Spokesmen at Canon and Nikon said new high-throughput scanners will be unveiled when Semicon West reconvenes in San Francisco Monday (July 22) for an exhibit of front-end fab equipment.
TI's strategy is to protect its more-vulnerable customers by keeping smaller-volume products at DMOS 4, which has a backup tool set at the nearby K-fab, and to move high-volume parts which can be stockpiled in case of equipment glitches to DMOS 6 and its less-mature tool set. "If a customer needs just one wafer lot of some product, and that lot is delayed, that customer is 100 percent delayed," Tolson said.
Both Advanced Micro Devices and Motorola have opted to march into 300-mm manufacturing alongside partners. AMD plans to jointly operate a 300-mm facility in Singapore with Taiwan-based United Microelectronics Corp., with first silicon likely in 2004. And Motorola has joined hands with three process development partners Philips, STMicroelectronics and TSMC in a jointly operated facility in Crolle, France.

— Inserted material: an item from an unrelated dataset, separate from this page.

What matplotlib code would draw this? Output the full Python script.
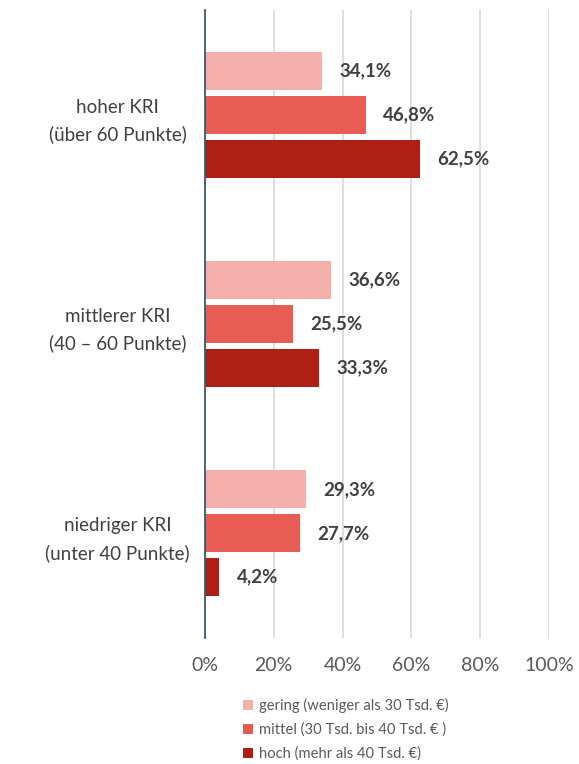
import matplotlib.pyplot as plt
import numpy as np

plt.rcParams.update({'font.family': ['Lato', 'DejaVu Sans']})

# KRI groups, top to bottom
categories = ['hoher KRI\n(über 60 Punkte)', 'mittlerer KRI\n(40 – 60 Punkte)',
              'niedriger KRI\n(unter 40 Punkte)']
series_names = ['gering (weniger als 30 Tsd. €)', 'mittel (30 Tsd. bis 40 Tsd. € )',
                'hoch (mehr als 40 Tsd. €)']
gering = [34.1, 36.6, 29.3]
mittel = [46.8, 25.5, 27.7]
hoch = [62.5, 33.3, 4.2]
xticks = [0, 20, 40, 60, 80, 100]

colors = ['#F4AFAB', '#E85D53', '#AE2015']
series = [gering, mittel, hoch]

fig = plt.figure(figsize=(5.79, 7.64), dpi=100)
ax = fig.add_axes([0.354, 0.165, 0.594, 0.822])

y = np.arange(len(categories))
offsets = [-0.21, 0.0, 0.21]
h = 0.182
for vals, off, col, name in zip(series, offsets, colors, series_names):
    bars = ax.barh(y + off, vals, height=h, color=col, label=name, zorder=3)
    for b, v in zip(bars, vals):
        ax.text(v + 5.0, b.get_y() + h / 2, f'{v:.1f}%'.replace('.', ','),
                va='center', ha='left', fontsize=13.5, fontweight='bold', color='#404040')

ax.set_xlim(0, 100)
ax.set_ylim(2.5, -0.5)
ax.set_xticks(xticks)
ax.set_xticklabels([f'{t}%' for t in xticks], fontsize=14, color='#595959')
ax.set_yticks(y)
ax.set_yticklabels(categories, fontsize=13.5, color='#404040', linespacing=1.65, ha='center')
ax.tick_params(axis='y', length=0, pad=63)
ax.tick_params(axis='x', length=0, pad=14)
ax.grid(axis='x', color='#D9D9D9', lw=1.2, zorder=0)
for s in ['top', 'right', 'bottom']:
    ax.spines[s].set_visible(False)
ax.spines['left'].set_color('#44546A')
ax.spines['left'].set_linewidth(1.3)
ax.spines['left'].set_zorder(4)

leg = fig.legend(loc='upper left', bbox_to_anchor=(0.41, 0.094), frameon=False,
                 fontsize=10.6, handlelength=0.65, handleheight=0.65, handletextpad=0.4,
                 labelspacing=0.65, borderaxespad=0)
for t in leg.get_texts():
    t.set_color('#595959')

fig.savefig('out.png', dpi=100)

The quartet plans to begin moving 300-mm production gear next month into Crolle II, which will serve as both a process development center and a production facility, fabricating limited numbers of commercial wafers each month.
A group of 40 Motorola technologists will move to France over the rest of this year to help develop the joint 65-nm CMOS process platform at Crolle II, a spokesman said.
Micron Technology Inc.'s chief executive officer Steve Appleton, meanwhile, recently said that Micron is honing its 300-mm skills at a research line, but has no immediate plans for production. Micron currently can make a fully processed 200-mm wafer for the same cost as a bare 300-mm platter, Appleton said.
Ray Burgess, director of strategy at Motorola's Semiconductor Products Sector, said the company now is flush with capacity at its 200-mm facilities in Phoenix and Austin, Texas. If the existing 200-mm buildings were fully equipped, he said, the semiconductor operation could produce as much as $12 billion worth of semiconductors annually.